Figure scripts:
-.-.-
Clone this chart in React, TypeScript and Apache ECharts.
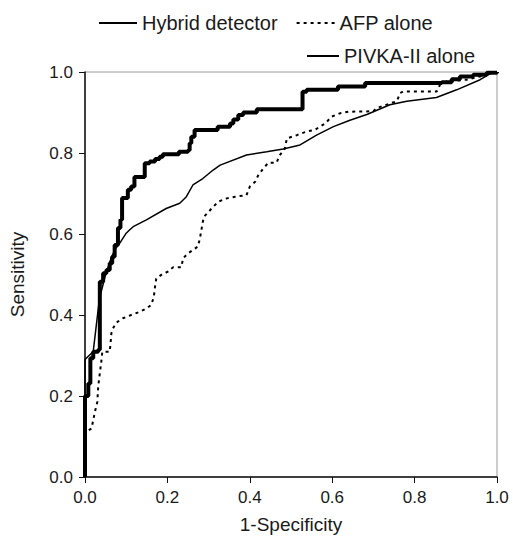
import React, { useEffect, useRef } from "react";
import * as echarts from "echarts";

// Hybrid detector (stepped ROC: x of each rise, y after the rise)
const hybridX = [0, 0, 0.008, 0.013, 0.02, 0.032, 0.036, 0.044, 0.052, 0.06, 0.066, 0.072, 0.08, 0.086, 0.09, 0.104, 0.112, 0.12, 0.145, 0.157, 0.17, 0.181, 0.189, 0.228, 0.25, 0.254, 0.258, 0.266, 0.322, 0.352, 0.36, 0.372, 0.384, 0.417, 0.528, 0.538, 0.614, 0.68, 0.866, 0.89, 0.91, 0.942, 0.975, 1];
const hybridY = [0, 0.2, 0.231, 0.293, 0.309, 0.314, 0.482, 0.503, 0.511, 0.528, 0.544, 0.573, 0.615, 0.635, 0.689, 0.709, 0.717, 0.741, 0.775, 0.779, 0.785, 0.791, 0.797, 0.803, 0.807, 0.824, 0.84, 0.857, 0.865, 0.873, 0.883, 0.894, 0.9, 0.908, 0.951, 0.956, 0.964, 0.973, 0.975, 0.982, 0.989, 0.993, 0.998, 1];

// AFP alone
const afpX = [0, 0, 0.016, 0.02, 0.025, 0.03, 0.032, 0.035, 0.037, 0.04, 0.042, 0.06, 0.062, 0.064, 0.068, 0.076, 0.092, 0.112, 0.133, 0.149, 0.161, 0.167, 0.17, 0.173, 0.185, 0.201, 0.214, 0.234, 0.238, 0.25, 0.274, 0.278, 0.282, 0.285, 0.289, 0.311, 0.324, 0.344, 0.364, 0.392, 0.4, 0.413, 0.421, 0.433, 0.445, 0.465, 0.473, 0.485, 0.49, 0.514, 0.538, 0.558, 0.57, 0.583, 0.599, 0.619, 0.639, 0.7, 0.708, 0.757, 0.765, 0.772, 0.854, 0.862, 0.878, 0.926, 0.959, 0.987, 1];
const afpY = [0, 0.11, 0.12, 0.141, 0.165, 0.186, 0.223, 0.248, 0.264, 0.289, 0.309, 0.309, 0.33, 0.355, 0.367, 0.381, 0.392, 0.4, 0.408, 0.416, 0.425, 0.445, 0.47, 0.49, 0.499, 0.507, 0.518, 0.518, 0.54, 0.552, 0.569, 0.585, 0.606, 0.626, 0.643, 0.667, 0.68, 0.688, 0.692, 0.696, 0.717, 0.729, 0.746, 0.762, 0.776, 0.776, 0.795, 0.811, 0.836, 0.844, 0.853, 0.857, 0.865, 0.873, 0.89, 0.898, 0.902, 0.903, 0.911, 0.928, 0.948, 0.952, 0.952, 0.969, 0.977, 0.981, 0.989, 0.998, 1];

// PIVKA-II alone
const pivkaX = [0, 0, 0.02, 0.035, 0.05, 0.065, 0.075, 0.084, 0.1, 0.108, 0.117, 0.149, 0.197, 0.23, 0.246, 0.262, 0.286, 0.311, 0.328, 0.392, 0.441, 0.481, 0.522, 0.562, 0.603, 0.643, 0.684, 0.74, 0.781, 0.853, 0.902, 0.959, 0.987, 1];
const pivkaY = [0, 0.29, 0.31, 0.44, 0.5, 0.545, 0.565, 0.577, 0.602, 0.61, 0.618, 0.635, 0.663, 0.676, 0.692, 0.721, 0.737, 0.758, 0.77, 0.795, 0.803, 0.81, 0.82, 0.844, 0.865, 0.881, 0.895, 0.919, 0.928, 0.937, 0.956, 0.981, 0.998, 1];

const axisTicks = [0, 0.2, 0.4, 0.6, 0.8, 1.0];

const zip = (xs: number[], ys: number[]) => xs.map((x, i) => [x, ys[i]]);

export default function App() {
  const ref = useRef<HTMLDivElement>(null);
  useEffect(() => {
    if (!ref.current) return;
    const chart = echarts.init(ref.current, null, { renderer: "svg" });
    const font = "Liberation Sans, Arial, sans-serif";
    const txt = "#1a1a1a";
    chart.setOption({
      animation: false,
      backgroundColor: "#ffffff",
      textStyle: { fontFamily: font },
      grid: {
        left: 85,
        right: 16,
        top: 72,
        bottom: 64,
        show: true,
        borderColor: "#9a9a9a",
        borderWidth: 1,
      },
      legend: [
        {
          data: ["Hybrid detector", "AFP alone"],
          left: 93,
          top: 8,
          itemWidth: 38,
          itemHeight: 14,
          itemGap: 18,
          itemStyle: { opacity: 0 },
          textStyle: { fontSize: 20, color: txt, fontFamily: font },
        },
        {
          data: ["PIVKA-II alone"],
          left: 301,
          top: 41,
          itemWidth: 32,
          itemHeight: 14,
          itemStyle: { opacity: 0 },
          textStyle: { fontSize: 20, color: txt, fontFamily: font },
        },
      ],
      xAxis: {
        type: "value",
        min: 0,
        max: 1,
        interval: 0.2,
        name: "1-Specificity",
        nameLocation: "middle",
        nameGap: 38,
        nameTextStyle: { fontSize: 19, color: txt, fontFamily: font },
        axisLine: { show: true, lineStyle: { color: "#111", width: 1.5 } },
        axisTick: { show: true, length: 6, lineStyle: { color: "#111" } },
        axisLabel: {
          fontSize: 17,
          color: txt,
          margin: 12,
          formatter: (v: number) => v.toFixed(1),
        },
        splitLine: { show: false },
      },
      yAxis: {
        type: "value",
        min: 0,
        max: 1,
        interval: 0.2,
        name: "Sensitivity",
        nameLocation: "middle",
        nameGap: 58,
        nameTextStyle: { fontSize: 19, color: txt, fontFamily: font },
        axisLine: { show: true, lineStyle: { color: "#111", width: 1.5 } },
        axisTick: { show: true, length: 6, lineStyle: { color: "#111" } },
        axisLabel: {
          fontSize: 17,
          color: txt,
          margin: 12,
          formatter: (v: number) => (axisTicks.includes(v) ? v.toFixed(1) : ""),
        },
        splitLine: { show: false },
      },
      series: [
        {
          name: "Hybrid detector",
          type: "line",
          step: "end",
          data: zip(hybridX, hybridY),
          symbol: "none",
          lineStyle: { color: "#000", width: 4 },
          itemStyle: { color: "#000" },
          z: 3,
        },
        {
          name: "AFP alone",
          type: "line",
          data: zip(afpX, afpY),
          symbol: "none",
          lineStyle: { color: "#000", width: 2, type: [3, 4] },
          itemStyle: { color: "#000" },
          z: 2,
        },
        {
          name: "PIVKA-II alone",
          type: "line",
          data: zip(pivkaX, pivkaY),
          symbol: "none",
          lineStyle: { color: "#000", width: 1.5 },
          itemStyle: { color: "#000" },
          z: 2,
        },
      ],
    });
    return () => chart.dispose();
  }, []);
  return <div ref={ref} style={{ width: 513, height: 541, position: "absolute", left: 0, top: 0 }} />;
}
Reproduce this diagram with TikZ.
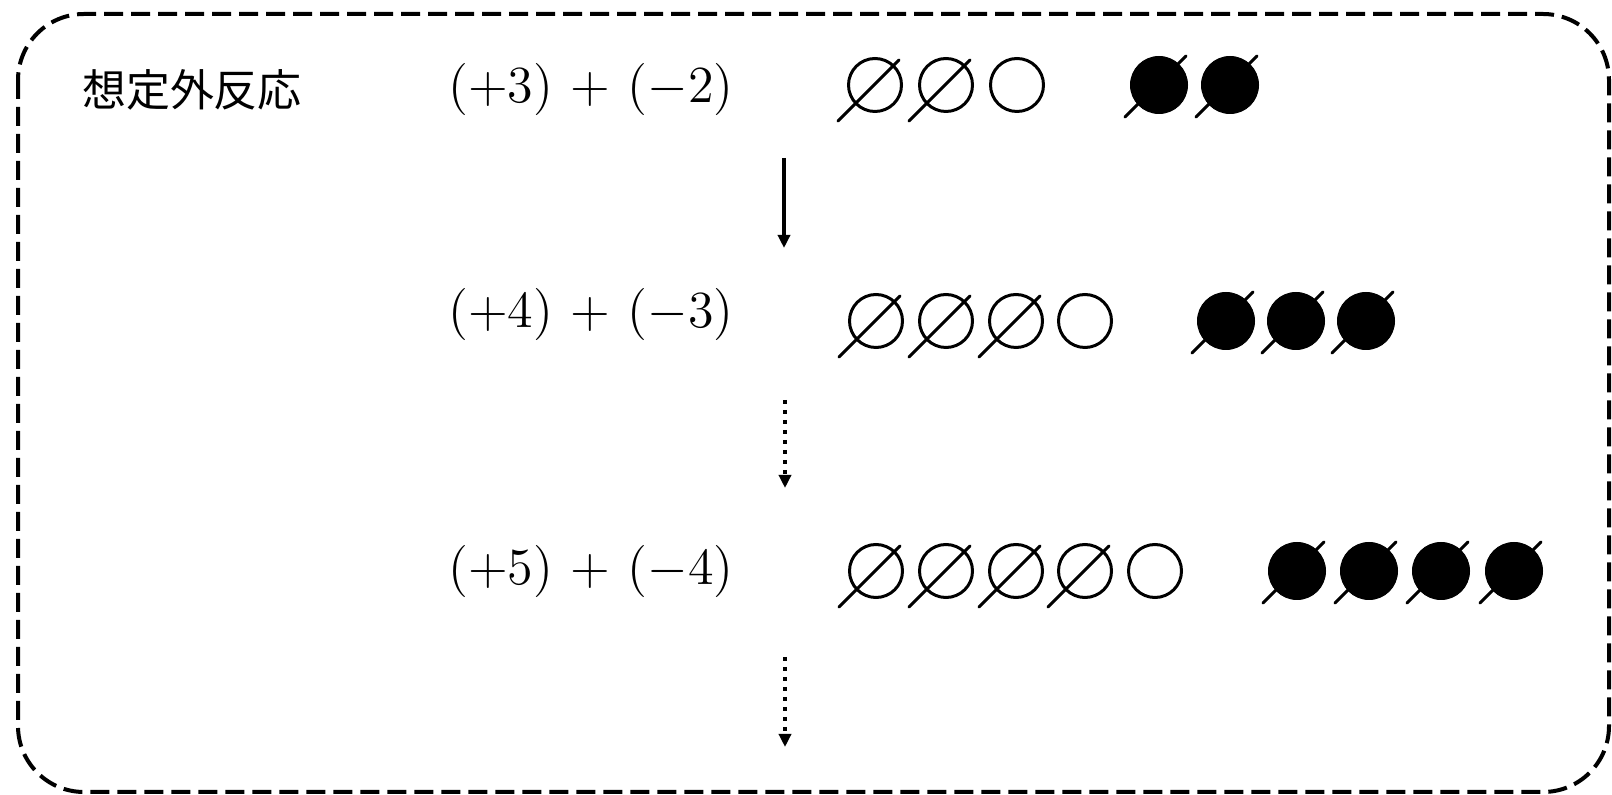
-.-.-
◆ **What you are asked to do**
Quote the data above in full and without alteration; skip the pictures.

◆ **Exercise response**
Clone this chart in React, TypeScript and Apache ECharts.
import React, { useEffect, useRef } from "react";
import * as echarts from "echarts";

// Hybrid detector (stepped ROC: x of each rise, y after the rise)
const hybridX = [0, 0, 0.008, 0.013, 0.02, 0.032, 0.036, 0.044, 0.052, 0.06, 0.066, 0.072, 0.08, 0.086, 0.09, 0.104, 0.112, 0.12, 0.145, 0.157, 0.17, 0.181, 0.189, 0.228, 0.25, 0.254, 0.258, 0.266, 0.322, 0.352, 0.36, 0.372, 0.384, 0.417, 0.528, 0.538, 0.614, 0.68, 0.866, 0.89, 0.91, 0.942, 0.975, 1];
const hybridY = [0, 0.2, 0.231, 0.293, 0.309, 0.314, 0.482, 0.503, 0.511, 0.528, 0.544, 0.573, 0.615, 0.635, 0.689, 0.709, 0.717, 0.741, 0.775, 0.779, 0.785, 0.791, 0.797, 0.803, 0.807, 0.824, 0.84, 0.857, 0.865, 0.873, 0.883, 0.894, 0.9, 0.908, 0.951, 0.956, 0.964, 0.973, 0.975, 0.982, 0.989, 0.993, 0.998, 1];

// AFP alone
const afpX = [0, 0, 0.016, 0.02, 0.025, 0.03, 0.032, 0.035, 0.037, 0.04, 0.042, 0.06, 0.062, 0.064, 0.068, 0.076, 0.092, 0.112, 0.133, 0.149, 0.161, 0.167, 0.17, 0.173, 0.185, 0.201, 0.214, 0.234, 0.238, 0.25, 0.274, 0.278, 0.282, 0.285, 0.289, 0.311, 0.324, 0.344, 0.364, 0.392, 0.4, 0.413, 0.421, 0.433, 0.445, 0.465, 0.473, 0.485, 0.49, 0.514, 0.538, 0.558, 0.57, 0.583, 0.599, 0.619, 0.639, 0.7, 0.708, 0.757, 0.765, 0.772, 0.854, 0.862, 0.878, 0.926, 0.959, 0.987, 1];
const afpY = [0, 0.11, 0.12, 0.141, 0.165, 0.186, 0.223, 0.248, 0.264, 0.289, 0.309, 0.309, 0.33, 0.355, 0.367, 0.381, 0.392, 0.4, 0.408, 0.416, 0.425, 0.445, 0.47, 0.49, 0.499, 0.507, 0.518, 0.518, 0.54, 0.552, 0.569, 0.585, 0.606, 0.626, 0.643, 0.667, 0.68, 0.688, 0.692, 0.696, 0.717, 0.729, 0.746, 0.762, 0.776, 0.776, 0.795, 0.811, 0.836, 0.844, 0.853, 0.857, 0.865, 0.873, 0.89, 0.898, 0.902, 0.903, 0.911, 0.928, 0.948, 0.952, 0.952, 0.969, 0.977, 0.981, 0.989, 0.998, 1];

// PIVKA-II alone
const pivkaX = [0, 0, 0.02, 0.035, 0.05, 0.065, 0.075, 0.084, 0.1, 0.108, 0.117, 0.149, 0.197, 0.23, 0.246, 0.262, 0.286, 0.311, 0.328, 0.392, 0.441, 0.481, 0.522, 0.562, 0.603, 0.643, 0.684, 0.74, 0.781, 0.853, 0.902, 0.959, 0.987, 1];
const pivkaY = [0, 0.29, 0.31, 0.44, 0.5, 0.545, 0.565, 0.577, 0.602, 0.61, 0.618, 0.635, 0.663, 0.676, 0.692, 0.721, 0.737, 0.758, 0.77, 0.795, 0.803, 0.81, 0.82, 0.844, 0.865, 0.881, 0.895, 0.919, 0.928, 0.937, 0.956, 0.981, 0.998, 1];

const axisTicks = [0, 0.2, 0.4, 0.6, 0.8, 1.0];

const zip = (xs: number[], ys: number[]) => xs.map((x, i) => [x, ys[i]]);

export default function App() {
  const ref = useRef<HTMLDivElement>(null);
  useEffect(() => {
    if (!ref.current) return;
    const chart = echarts.init(ref.current, null, { renderer: "svg" });
    const font = "Liberation Sans, Arial, sans-serif";
    const txt = "#1a1a1a";
    chart.setOption({
      animation: false,
      backgroundColor: "#ffffff",
      textStyle: { fontFamily: font },
      grid: {
        left: 85,
        right: 16,
        top: 72,
        bottom: 64,
        show: true,
        borderColor: "#9a9a9a",
        borderWidth: 1,
      },
      legend: [
        {
          data: ["Hybrid detector", "AFP alone"],
          left: 93,
          top: 8,
          itemWidth: 38,
          itemHeight: 14,
          itemGap: 18,
          itemStyle: { opacity: 0 },
          textStyle: { fontSize: 20, color: txt, fontFamily: font },
        },
        {
          data: ["PIVKA-II alone"],
          left: 301,
          top: 41,
          itemWidth: 32,
          itemHeight: 14,
          itemStyle: { opacity: 0 },
          textStyle: { fontSize: 20, color: txt, fontFamily: font },
        },
      ],
      xAxis: {
        type: "value",
        min: 0,
        max: 1,
        interval: 0.2,
        name: "1-Specificity",
        nameLocation: "middle",
        nameGap: 38,
        nameTextStyle: { fontSize: 19, color: txt, fontFamily: font },
        axisLine: { show: true, lineStyle: { color: "#111", width: 1.5 } },
        axisTick: { show: true, length: 6, lineStyle: { color: "#111" } },
        axisLabel: {
          fontSize: 17,
          color: txt,
          margin: 12,
          formatter: (v: number) => v.toFixed(1),
        },
        splitLine: { show: false },
      },
      yAxis: {
        type: "value",
        min: 0,
        max: 1,
        interval: 0.2,
        name: "Sensitivity",
        nameLocation: "middle",
        nameGap: 58,
        nameTextStyle: { fontSize: 19, color: txt, fontFamily: font },
        axisLine: { show: true, lineStyle: { color: "#111", width: 1.5 } },
        axisTick: { show: true, length: 6, lineStyle: { color: "#111" } },
        axisLabel: {
          fontSize: 17,
          color: txt,
          margin: 12,
          formatter: (v: number) => (axisTicks.includes(v) ? v.toFixed(1) : ""),
        },
        splitLine: { show: false },
      },
      series: [
        {
          name: "Hybrid detector",
          type: "line",
          step: "end",
          data: zip(hybridX, hybridY),
          symbol: "none",
          lineStyle: { color: "#000", width: 4 },
          itemStyle: { color: "#000" },
          z: 3,
        },
        {
          name: "AFP alone",
          type: "line",
          data: zip(afpX, afpY),
          symbol: "none",
          lineStyle: { color: "#000", width: 2, type: [3, 4] },
          itemStyle: { color: "#000" },
          z: 2,
        },
        {
          name: "PIVKA-II alone",
          type: "line",
          data: zip(pivkaX, pivkaY),
          symbol: "none",
          lineStyle: { color: "#000", width: 1.5 },
          itemStyle: { color: "#000" },
          z: 2,
        },
      ],
    });
    return () => chart.dispose();
  }, []);
  return <div ref={ref} style={{ width: 513, height: 541, position: "absolute", left: 0, top: 0 }} />;
}
Reproduce this diagram with TikZ.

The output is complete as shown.